Last year, Catholic Archbishop Lewis Zeigler of Monrovia, Liberia, implied that Ebola might be a punishment from God because of homosexuality. After he made these statements, attacks on the LGBT community in Liberia increased. And here in the US last October, televangelist John Hagee blamed President Obama and his policies on Israel for Ebola arriving on our shores. It doesn’t seem to matter that those killed or affected by these tragedies are not the “guilty” parties. One of my own friends blamed a string of tornadoes ripping through the Midwest on the Supreme Court’s legalization of gay marriage.

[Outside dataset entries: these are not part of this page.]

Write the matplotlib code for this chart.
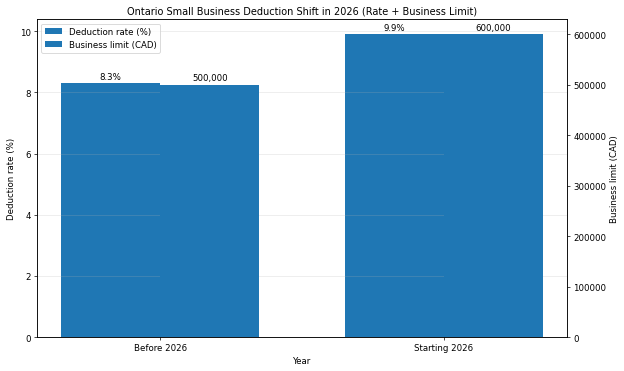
import matplotlib
matplotlib.use('Agg')
import matplotlib.pyplot as plt
import numpy as np

years = ['Before 2026', 'Starting 2026']
rates = [8.3, 9.9]
limits = [500000, 600000]

x = np.arange(len(years))
width = 0.35

fig, ax1 = plt.subplots(figsize=(10, 5.96), dpi=62.4)
ax2 = ax1.twinx()

b1 = ax1.bar(x - width / 2, rates, width, label='Deduction rate (%)')
b2 = ax2.bar(x + width / 2, limits, width, label='Business limit (CAD)')

ax1.set_ylim(0, max(rates) * 1.05)
ax2.set_ylim(0, max(limits) * 1.05)

ax1.set_xticks(x)
ax1.set_xticklabels(years)
ax1.set_xlabel('Year')
ax1.set_ylabel('Deduction rate (%)')
ax2.set_ylabel('Business limit (CAD)')
ax1.set_title('Ontario Small Business Deduction Shift in 2026 (Rate + Business Limit)', fontsize=11.2)
ax1.grid(axis='y', alpha=0.3)

for bar, v in zip(b1, rates):
    ax1.annotate(f'{v:.1f}%', (bar.get_x() + bar.get_width() / 2, bar.get_height()),
                 xytext=(0, 3), textcoords='offset points', ha='center', va='bottom')
for bar, v in zip(b2, limits):
    ax2.annotate(f'{v:,}', (bar.get_x() + bar.get_width() / 2, bar.get_height()),
                 xytext=(0, 3), textcoords='offset points', ha='center', va='bottom')

h1, l1 = ax1.get_legend_handles_labels()
h2, l2 = ax2.get_legend_handles_labels()
ax1.legend(h1 + h2, l1 + l2, loc='upper left')

fig.subplots_adjust(left=0.059, right=0.909, top=0.946, bottom=0.091)
fig.savefig('out.png')
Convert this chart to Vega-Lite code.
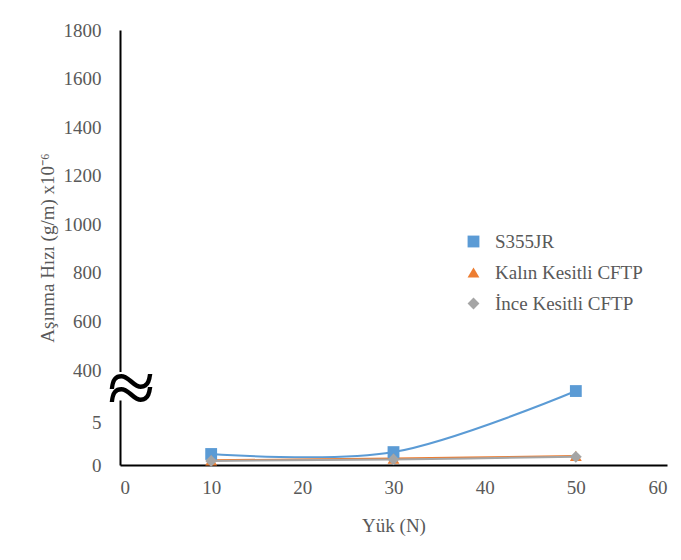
{
  "$schema": "https://vega.github.io/schema/vega-lite/v6.json",
  "width": 547,
  "height": 435,
  "autosize": "none",
  "padding": {"left": 120, "top": 30, "right": 14, "bottom": 95},
  "background": "white",
  "data": {
    "values": [
      {"series": "S355JR", "load": 10, "rate": 1.28},
      {"series": "S355JR", "load": 30, "rate": 1.5},
      {"series": "S355JR", "load": 50, "rate": 8.6},
      {"series": "Kalın Kesitli CFTP", "load": 10, "rate": 0.55},
      {"series": "Kalın Kesitli CFTP", "load": 30, "rate": 0.75},
      {"series": "Kalın Kesitli CFTP", "load": 50, "rate": 1.05},
      {"series": "İnce Kesitli CFTP", "load": 10, "rate": 0.47},
      {"series": "İnce Kesitli CFTP", "load": 30, "rate": 0.65},
      {"series": "İnce Kesitli CFTP", "load": 50, "rate": 0.95}
    ]
  },
  "layer": [
    {
      "mark": {"type": "line", "interpolate": "cardinal", "strokeWidth": 2},
      "encoding": {
        "x": {
          "field": "load", "type": "quantitative",
          "scale": {"domain": [0, 60], "nice": false, "zero": false},
          "axis": {
            "values": [0, 10, 20, 30, 40, 50, 60], "ticks": false, "grid": false, "format": "d",
            "domainColor": "black", "domainWidth": 2,
            "labelFont": "Liberation Serif", "labelFontSize": 19, "labelColor": "#595959", "labelPadding": 13,
            "title": "Yük (N)", "titleFont": "Liberation Serif", "titleFontSize": 19, "titleFontWeight": "normal",
            "titleColor": "#595959", "titlePadding": 19
          }
        },
        "y": {
          "field": "rate", "type": "quantitative",
          "scale": {"type": "linear", "domain": [0, 10, 400, 1800], "range": [435, 349, 340, 0], "nice": false, "zero": false},
          "axis": {
            "values": [0, 5, 400, 600, 800, 1000, 1200, 1400, 1600, 1800], "ticks": false, "grid": false, "format": "d",
            "domainColor": "black", "domainWidth": 2, "labelOverlap": false,
            "labelFont": "Liberation Serif", "labelFontSize": 19, "labelColor": "#595959", "labelPadding": 19,
            "title": "Aşınma Hızı (g/m) x10⁻⁶", "titleFont": "Liberation Serif", "titleFontSize": 19,
            "titleFontWeight": "normal", "titleColor": "#595959", "titlePadding": 6
          }
        },
        "color": {
          "field": "series", "type": "nominal", "sort": null,
          "scale": {"domain": ["S355JR", "Kalın Kesitli CFTP", "İnce Kesitli CFTP"], "range": ["#5B9BD5", "#ED7D31", "#A5A5A5"]}
        }
      }
    },
    {
      "mark": {"type": "point", "filled": true, "size": 140, "opacity": 1},
      "encoding": {
        "x": {"field": "load", "type": "quantitative"},
        "y": {"field": "rate", "type": "quantitative"},
        "color": {"field": "series", "type": "nominal", "sort": null},
        "shape": {
          "field": "series", "type": "nominal", "sort": null,
          "scale": {"domain": ["S355JR", "Kalın Kesitli CFTP", "İnce Kesitli CFTP"], "range": ["square", "triangle-up", "diamond"]}
        }
      }
    },
    {
      "data": {"values": [{}]},
      "mark": {"type": "rect", "color": "white"},
      "encoding": {
        "x": {"datum": -1.2, "type": "quantitative"},
        "x2": {"datum": 1.2},
        "y": {"datum": 7.5, "type": "quantitative"},
        "y2": {"datum": 313}
      }
    },
    {
      "data": {"values": [{}]},
      "mark": {"type": "text", "text": ["~", "~"], "font": "Liberation Serif", "fontSize": 88, "lineHeight": 13, "color": "black", "align": "center", "baseline": "middle"},
      "encoding": {
        "x": {"datum": 1.2, "type": "quantitative"},
        "y": {"datum": 9.3, "type": "quantitative"}
      }
    }
  ],
  "config": {
    "view": {"stroke": null},
    "font": "Liberation Serif",
    "legend": {
      "title": null, "orient": "none", "legendX": 344, "legendY": 202, "padding": 0,
      "symbolSize": 140, "symbolStrokeWidth": 0, "labelOffset": 12, "rowPadding": 11,
      "labelFont": "Liberation Serif", "labelFontSize": 19, "labelColor": "#595959"
    }
  }
}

Yet not one of the victims who lost life or property had anything to do with the SCOTUS’ decision (and I’m well aware that many Christians answer this by claiming that no one is innocent; everyone is a sinner worthy of death at God’s whim). I’m just saying, if God uses a flood to judge America for abortion, then drowning babies seems, to me, not only hypocritical but also ironically counterproductive.
If, indeed, there were a thin-skinned God who took offense to the claim, why not go after the person who made it? Why slaughter 1500 people who had nothing to do with it? Or better yet, why not sink the ship while it was berthed? To snap the unsinkable ship in two and send it to the briny deep before it even set sail would’ve been much more impressive.
Even though we now know about germ theory and virology, even though we know that catastrophic earthquakes, tsunamis, and volcanoes happened before the earth was even populated, way before there was a single person who needed to be pimp slapped, even though we can predict weather patterns and cosmic events, people will still get in their pulpits and use these occasions to spread divisiveness and punitive unrest. And for every leader who perpetuates the belief of an angry, vengeful God, there are plenty who are willing to grab their torches and pitchforks and give their God all the help he needs. Ignorance: 1. Love: 0.